Goal of the exercise: Begin with the line that contains "Rebuild this chart", end with the line that contains "from matplotlib.ticker import", and extract exactly that stretch of lines.

Given data:
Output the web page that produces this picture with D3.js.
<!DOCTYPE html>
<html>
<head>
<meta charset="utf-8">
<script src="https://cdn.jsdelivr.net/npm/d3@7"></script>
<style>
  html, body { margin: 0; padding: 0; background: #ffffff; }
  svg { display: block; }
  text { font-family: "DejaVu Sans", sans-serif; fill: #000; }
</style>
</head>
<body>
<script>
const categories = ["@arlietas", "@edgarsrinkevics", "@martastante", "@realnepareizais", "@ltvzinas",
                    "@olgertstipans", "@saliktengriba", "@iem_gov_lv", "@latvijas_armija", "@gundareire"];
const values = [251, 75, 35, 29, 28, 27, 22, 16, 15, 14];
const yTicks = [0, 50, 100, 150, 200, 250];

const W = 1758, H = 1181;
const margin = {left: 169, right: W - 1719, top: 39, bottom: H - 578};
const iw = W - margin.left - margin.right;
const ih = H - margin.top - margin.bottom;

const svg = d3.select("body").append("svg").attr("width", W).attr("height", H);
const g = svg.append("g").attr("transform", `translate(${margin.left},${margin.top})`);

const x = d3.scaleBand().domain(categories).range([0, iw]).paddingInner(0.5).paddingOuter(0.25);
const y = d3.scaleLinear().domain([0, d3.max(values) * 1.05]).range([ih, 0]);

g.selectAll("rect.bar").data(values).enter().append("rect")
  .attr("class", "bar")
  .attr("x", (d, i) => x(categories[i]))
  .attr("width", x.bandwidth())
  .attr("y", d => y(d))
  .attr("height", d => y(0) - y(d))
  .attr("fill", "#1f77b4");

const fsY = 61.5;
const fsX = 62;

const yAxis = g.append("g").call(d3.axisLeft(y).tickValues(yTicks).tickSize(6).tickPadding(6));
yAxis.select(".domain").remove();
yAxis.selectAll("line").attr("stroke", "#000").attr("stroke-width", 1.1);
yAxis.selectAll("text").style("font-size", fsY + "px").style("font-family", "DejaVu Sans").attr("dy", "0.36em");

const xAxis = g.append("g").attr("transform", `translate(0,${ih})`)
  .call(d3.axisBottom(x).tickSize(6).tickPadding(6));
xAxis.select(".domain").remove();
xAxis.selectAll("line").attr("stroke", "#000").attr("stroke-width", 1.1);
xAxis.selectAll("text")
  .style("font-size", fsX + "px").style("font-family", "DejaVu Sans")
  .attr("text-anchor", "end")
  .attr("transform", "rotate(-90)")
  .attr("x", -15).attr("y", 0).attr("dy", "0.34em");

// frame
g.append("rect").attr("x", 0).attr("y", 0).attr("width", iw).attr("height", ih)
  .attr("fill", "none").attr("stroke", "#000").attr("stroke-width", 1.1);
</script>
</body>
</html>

...

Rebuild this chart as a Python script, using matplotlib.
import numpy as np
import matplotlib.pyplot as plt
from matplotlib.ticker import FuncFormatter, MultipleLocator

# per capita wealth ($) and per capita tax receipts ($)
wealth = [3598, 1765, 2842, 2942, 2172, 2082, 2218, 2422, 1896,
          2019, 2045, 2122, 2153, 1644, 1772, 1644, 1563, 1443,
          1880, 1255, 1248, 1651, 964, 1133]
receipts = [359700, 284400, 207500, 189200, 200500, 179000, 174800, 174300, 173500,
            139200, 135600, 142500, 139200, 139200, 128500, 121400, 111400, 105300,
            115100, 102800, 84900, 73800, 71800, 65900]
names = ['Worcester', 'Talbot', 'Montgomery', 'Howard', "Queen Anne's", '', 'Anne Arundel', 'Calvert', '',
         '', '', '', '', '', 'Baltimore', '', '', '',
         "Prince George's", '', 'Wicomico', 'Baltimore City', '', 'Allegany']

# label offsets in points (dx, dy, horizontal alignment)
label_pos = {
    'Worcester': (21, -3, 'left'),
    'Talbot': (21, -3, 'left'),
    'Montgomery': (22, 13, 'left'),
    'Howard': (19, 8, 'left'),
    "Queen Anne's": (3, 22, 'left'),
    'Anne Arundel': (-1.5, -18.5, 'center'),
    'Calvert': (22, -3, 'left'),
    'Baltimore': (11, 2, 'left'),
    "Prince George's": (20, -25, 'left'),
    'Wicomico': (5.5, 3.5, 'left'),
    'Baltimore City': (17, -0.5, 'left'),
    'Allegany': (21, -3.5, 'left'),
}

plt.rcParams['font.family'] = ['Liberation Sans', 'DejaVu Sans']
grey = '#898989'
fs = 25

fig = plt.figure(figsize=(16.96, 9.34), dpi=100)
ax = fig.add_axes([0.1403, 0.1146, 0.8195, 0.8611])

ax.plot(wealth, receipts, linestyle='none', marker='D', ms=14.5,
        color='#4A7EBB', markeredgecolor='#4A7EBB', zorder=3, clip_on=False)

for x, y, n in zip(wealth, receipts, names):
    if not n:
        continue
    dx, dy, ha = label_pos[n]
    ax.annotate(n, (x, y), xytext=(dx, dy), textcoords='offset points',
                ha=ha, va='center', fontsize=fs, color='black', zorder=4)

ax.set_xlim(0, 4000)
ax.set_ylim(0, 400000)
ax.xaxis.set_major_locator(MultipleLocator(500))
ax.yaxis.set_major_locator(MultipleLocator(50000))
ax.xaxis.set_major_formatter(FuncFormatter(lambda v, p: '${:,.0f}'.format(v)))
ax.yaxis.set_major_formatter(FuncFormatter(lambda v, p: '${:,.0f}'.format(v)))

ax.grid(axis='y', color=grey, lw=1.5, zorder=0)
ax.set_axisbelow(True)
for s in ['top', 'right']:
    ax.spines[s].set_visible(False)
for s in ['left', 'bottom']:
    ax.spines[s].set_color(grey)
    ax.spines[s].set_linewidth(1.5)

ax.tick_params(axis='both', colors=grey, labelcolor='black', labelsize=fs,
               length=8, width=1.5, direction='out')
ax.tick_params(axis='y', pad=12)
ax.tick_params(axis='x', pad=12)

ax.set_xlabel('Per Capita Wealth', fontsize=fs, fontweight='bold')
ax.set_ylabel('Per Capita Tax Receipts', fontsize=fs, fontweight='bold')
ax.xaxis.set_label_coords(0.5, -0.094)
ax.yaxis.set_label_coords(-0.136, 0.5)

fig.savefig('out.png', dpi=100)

Solution for this exercise:
Rebuild this chart as a Python script, using matplotlib.
import numpy as np
import matplotlib.pyplot as plt
from matplotlib.ticker import FuncFormatter, MultipleLocator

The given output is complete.